FFS Technical Director Jess Ibrom in his previous role as Head Coach of Tasman United. Photo Credit: Phototek

Football Federation Samoa’s (FFS) new Technical Director Jess Ibrom has been passionate about football since childhood.

He began playing in the United Kingdom and the United States before moving into coaching and has clocked up 20 years of grassroots and elite experience at professional and international level in five countries across four continents.

Ibrom, who holds British UEFA ‘A’ and USSF ‘A’ coaching licences, moved to New Zealand in 2011 and has worked in various roles in the Pacific, including the Cook Islands where he served as a Technical Director.

He was also the Academy Director for the Wellington Phoenix in the A-League and was the head coach and Director of Football for Tasman United in New Zealand’s national league before taking up his new role as the FFS Technical Director.

OFC Media caught up with him to find out about his vision for the game in Samoa and the Pacific.

What attracted you to this role?

The huge potential of the country as well as the vision the President has for the game in Samoa is something that immediately attracted me to the role. The challenge this will bring me and the opportunity to work with people who collectively want to make a difference is something that enthused me greatly.

FFS Technical Director Jess Ibrom.

How would you assess the potential of football in Samoa?

The potential of football in Samoa is huge and this has been the case for a number of years. I’ve been an interested observer with my roles within in the region for the best part of 10 years.

The potential not just with the men but also the women who finished runners-up at the Pacific Games in 2019 is very big. There’s already a tremendous amount of work and activities that are taking place in Samoa with the excellent staff who are doing an outstanding job.

It’s my desire to enhance the current work as well as developing new areas that will ultimately maximise the potential in the future.

How do you see the current status of the game and what is your long-term vision and goal in terms of developing youth, women’s and men’s football both at grassroots as well as the top level?

Obviously the COVID situation has impacted every Member Association (MA) in the region in some way.

However, currently there’s a huge amount of activity going on in Samoa from the fun football programmes to development centres, competitions, referee workshops and much more.

My long-term vision is to help elevate a number of key areas that will compliment each other not just in the present but also in the future.

To develop any area from grassroots to the top level, it comes down to contact time with the right programmes in place.

Quite simply, the more the players and coaches are on the grass in some format as well as having a robust competition and coach education programme is what will help to develop players and coaches for the long-term for both the men’s and women’s game across the country, including the regions.

What do you anticipate to be your main challenges and what will be your top priority?

The main challenge will be working our way through COVID and what this will look like in the region going forward from a competition element.

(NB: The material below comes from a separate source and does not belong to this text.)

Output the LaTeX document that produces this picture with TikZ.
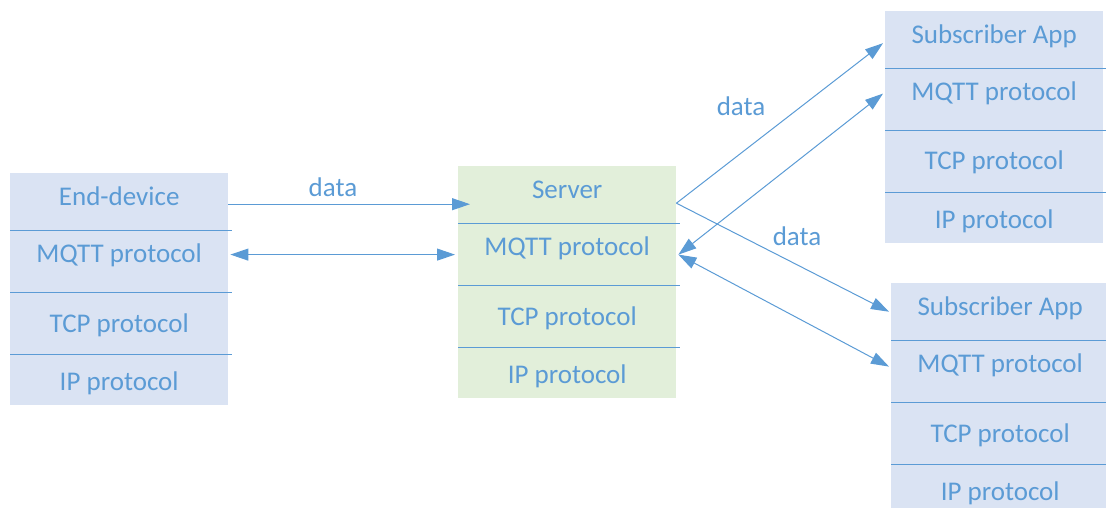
\documentclass[tikz,border=0pt]{standalone}
\usepackage{fontspec}
\setmainfont{Carlito}
\usetikzlibrary{arrows.meta,positioning}
\definecolor{msblue}{HTML}{5B9BD5}
\definecolor{devfill}{HTML}{DAE3F3}
\definecolor{srvfill}{HTML}{E2EFDA}
\tikzset{%
	layer/.style    = {rectangle, minimum width=218pt, inner sep=0pt, anchor=north west, text=msblue, font=\fontsize{27}{32}\selectfont, text height=17pt, text depth=0pt},
	dev/.style      = {layer, fill=devfill},
	srv/.style      = {layer, fill=srvfill},
	head/.style     = {minimum height=57pt, text depth=9pt},
	mqtt/.style     = {minimum height=62pt, text depth=15pt},
	tcp/.style      = {minimum height=61pt},
	ip/.style       = {minimum height=51pt, text height=22pt},
	sep/.style      = {msblue, line width=1pt},
	lbl/.style      = {text=msblue, font=\fontsize{27}{32}\selectfont},
	arrow/.style    = {msblue, line width=1pt, -{Triangle[length=18pt,width=12pt]}},
	dblarrow/.style = {msblue, line width=1pt, {Triangle[length=18pt,width=12pt]}-{Triangle[length=18pt,width=12pt]}},
}
\begin{document}
\begin{tikzpicture}[x=1pt,y=-1pt]
	\useasboundingbox (0,0) rectangle (1106,508);
	\clip (0,0) rectangle (1106,508);
	% end-device stack
	\node[dev,head] (ed1) at (10,173) {End-device};
	\node[dev,mqtt,below=0pt of ed1] (ed2) {MQTT protocol};
	\node[dev,tcp,below=0pt of ed2] (ed3) {TCP protocol};
	\node[dev,ip,below=0pt of ed3] (ed4) {IP protocol};
	% server stack
	\node[srv,head] (srv1) at (458,166) {Server};
	\node[srv,mqtt,below=0pt of srv1] (srv2) {MQTT protocol};
	\node[srv,tcp,below=0pt of srv2] (srv3) {TCP protocol};
	\node[srv,ip,below=0pt of srv3] (srv4) {IP protocol};
	% subscriber stacks
	\node[dev,head] (suba1) at (885,11) {Subscriber App};
	\node[dev,mqtt,below=0pt of suba1] (suba2) {MQTT protocol};
	\node[dev,tcp,below=0pt of suba2] (suba3) {TCP protocol};
	\node[dev,ip,below=0pt of suba3] (suba4) {IP protocol};
	\node[dev,head] (subb1) at (891,283) {Subscriber App};
	\node[dev,mqtt,below=0pt of subb1] (subb2) {MQTT protocol};
	\node[dev,tcp,below=0pt of subb2] (subb3) {TCP protocol};
	\node[dev,ip,below=0pt of subb3] (subb4) {IP protocol};
	% layer borders
	\foreach \s in {ed,srv,suba,subb}{
		\foreach \i in {1,2,3}{
			\draw[sep] (\s\i.south west) -- ([xshift=4pt]\s\i.south east);
		}
	}
	% connections
	\draw[arrow] ([yshift=-2.5pt]ed1.east) -- ([xshift=12pt,yshift=-2.5pt]ed1.east -| srv1.west);
	\draw[dblarrow] ([xshift=2pt,yshift=7pt]ed2.east) -- ([xshift=-3pt,yshift=7pt]ed2.east -| srv2.west);
	\coordinate (out) at ([yshift=-8.5pt]srv1.east);
	\draw[arrow] (out) -- ([xshift=-2pt,yshift=-3.5pt]suba1.west);
	\draw[arrow] (out) -- ([xshift=-2pt]subb1.west);
	\draw[dblarrow] ([xshift=2pt]srv2.east) -- ([xshift=-2pt,yshift=6pt]suba2.west);
	\draw[dblarrow] ([xshift=2pt]srv2.east) -- ([xshift=-2pt,yshift=5pt]subb2.west);
	\node[lbl] (d1) at (333,187) {data};
	\node[lbl] (d2) at (741,106) {data};
	\node[lbl] (d3) at (797,236) {data};
\end{tikzpicture}
\end{document}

The top priority for us at FFS currently is the planning stage and making sure we are fully prepared for 2021 in all areas of the Federation whilst making sure we are fully aligned with OFC and FIFA.

What role can OFC play in supporting you and how closely do you expect to work with the OFC Football Development department as well as with other Member Associations?

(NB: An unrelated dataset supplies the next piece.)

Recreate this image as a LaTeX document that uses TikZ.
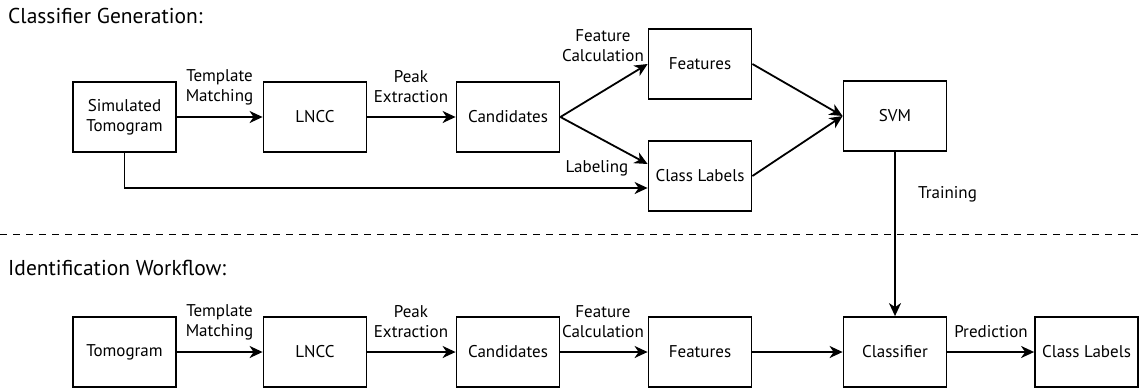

This has already started in earnest. OFC has been a tremendous resource of support for myself and all the staff in Samoa.

There’s has been a huge amount of work going on with strong collaboration between OFC and FFS as we develop our programmes on the ground and staff at the Federation.

Due to the current status of the game in this part of the world, if anything, it has brought us closer together.

Just last week we had a call between FFS staff and the Tonga FA. All MAs are on weekly calls with OFC and this provides a greater opportunity to share ideas and knowledge that will benefit the game in the region in the future.